A l’inverse de l’opinion la plus fréquente en dehors de la Russie, j’oserai dire que l’évolution politique du vieil Empire a été rendue plus difficile, parce qu’au lieu d’être prématurée, elle a été trop longtemps retardée, parce que les successeurs d’Alexandre II, au lieu de continuer et d’achever son œuvre de réforme, l’ont brusquement interrompue et en partie même détruite, de façon que, au lieu de se faire pacifiquement, sur l’initiative spontanée du pouvoir souverain, l’inauguration du régime constitutionnel a dû se faire sous la pression de la guerre et de la défaite, sous le poids du mécontentement public et des déceptions nationales. Certes la chose n’est pas nouvelle. Bien d’autres peuples, la plupart peut-être, sont entrés dans la voie des libertés politiques par cette porte basse de la défaite. A leurs malheurs sur les champs de bataille, ils ont cherché une compensation dans les réformes intérieures, une revanche dans la liberté. Nulle part cela n’a été plus sensible qu’en Russie.
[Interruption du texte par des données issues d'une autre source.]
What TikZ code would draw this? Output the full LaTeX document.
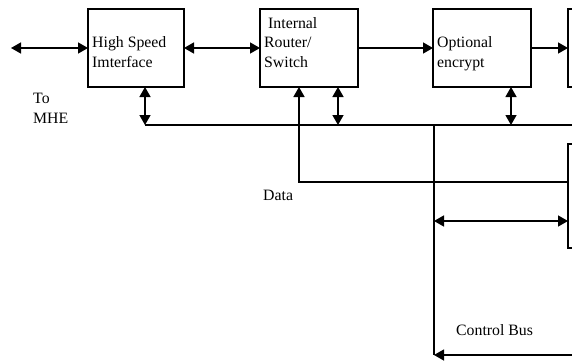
\documentclass[tikz,border=0pt]{standalone}
\usepackage{fontspec}
\setmainfont{Liberation Serif}
\usetikzlibrary{arrows.meta}
\begin{document}
\begin{tikzpicture}[x=1pt,y=-1pt,
  blk/.style={draw,line width=1.6pt,minimum width=#1,minimum height=78pt,anchor=north west,inner sep=0,outer sep=0},
  tall/.style={draw,line width=1.6pt,minimum width=60pt,minimum height=104pt,anchor=north west,inner sep=0,outer sep=0},
  txt/.style={anchor=base west,inner sep=0,font=\fontsize{15.8}{19}\selectfont},
  ln/.style={line width=1.4pt},
  dbl/.style={ln,{Triangle[length=10pt,width=11pt]}-{Triangle[length=10pt,width=11pt]}},
  sgl/.style={ln,-{Triangle[length=10pt,width=11pt]}}]
\useasboundingbox (0,0) rectangle (572,361);
\clip (0,0) rectangle (572,361);
% boxes
\node[blk=96pt] (hsi) at (88,9) {};
\node[blk=98pt] (irs) at (260,9) {};
\node[blk=98pt] (enc) at (433,9) {};
\node[blk=60pt] (out) at (568,9) {};
\node[tall] (aux) at (568,144) {};
% box texts
\node[txt] (t1a) at (92,48) {High Speed};
\node[txt] (t1b) at (92,67) {Imterface};
\node[txt] (t2a) at (268,29) {Internal};
\node[txt] (t2b) at (264,48) {Router/};
\node[txt] (t2c) at (264,67) {Switch};
\node[txt] (t3a) at (437,48) {Optional};
\node[txt] (t3b) at (437,67) {encrypt};
% labels
\node[txt] (mheA) at (33,103) {To};
\node[txt] (mheB) at (33,123) {MHE};
\node[txt] (dlab) at (263,200) {Data};
\node[txt] (clab) at (456,335) {Control Bus};
% coordinates
\coordinate (mhe) at (11,48);
\coordinate (b1) at (145,125);
\coordinate (b2) at (338,125);
\coordinate (b3) at (511,125);
\coordinate (bc) at (434,125);
\coordinate (bend) at (590,125);
\coordinate (d1) at (299,182);
\coordinate (m1) at (434,221);
\coordinate (cb) at (434,355);
\coordinate (cend) at (590,355);
% horizontal links
\draw[dbl] (mhe) -- (hsi.west);
\draw[dbl] (hsi.east) -- (irs.west);
\draw[sgl] (irs.east) -- (enc.west);
\draw[sgl] (enc.east) -- (out.west);
% bus
\draw[ln] (b1) -- (bend);
\draw[dbl] (b1 |- hsi.south) -- (b1);
\draw[dbl] (b2 |- irs.south) -- (b2);
\draw[dbl] (b3 |- enc.south) -- (b3);
% data
\draw[sgl] (aux.north west |- d1) -- (d1) -- (d1 |- irs.south);
% control bus
\draw[ln] (bc) -- (cb);
\draw[dbl] (m1) -- (aux.north west |- m1);
\draw[sgl] (cend) -- (cb);
\end{tikzpicture}
\end{document}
Rien n’explique mieux l’attitude de tant de Russes durant cette troublante guerre de Mandchourie, et comment un si grand nombre d’entre eux, au lieu de s’affliger des terribles désastres de Moukden et de Tsoushima, paraissaient plutôt s’en réjouir, attendant des revers des armes impériales la liberté politique et, par elle, la régénération du gouvernement et du pays.

« Ne nous souhaitez pas de victoires ! me répétaient, avec une sombre insistance, au printemps de 1905, des amis de Moscou ; une victoire serait pour la Russie le pire malheur ; elle reculerait de vingt-cinq ans, d’un demi-siècle peut-être, les réformes libératrices que nous vaudront les triomphes des Japonais[1]. »

Ce sentiment de révolte contre un régime accusé d’avoir valu à la Russie la honte d’être battue par les « Jaunes, » fait comprendre également et les succès électoraux de l’opposition, et

  1. Voyez les Questions actuelles de politique étrangère en Europe : Conférences organisées à la Société des anciens élèves de l’Ecole libre des Sciences politiques, p. 260-262 (Paris, librairie Alcan, 1907).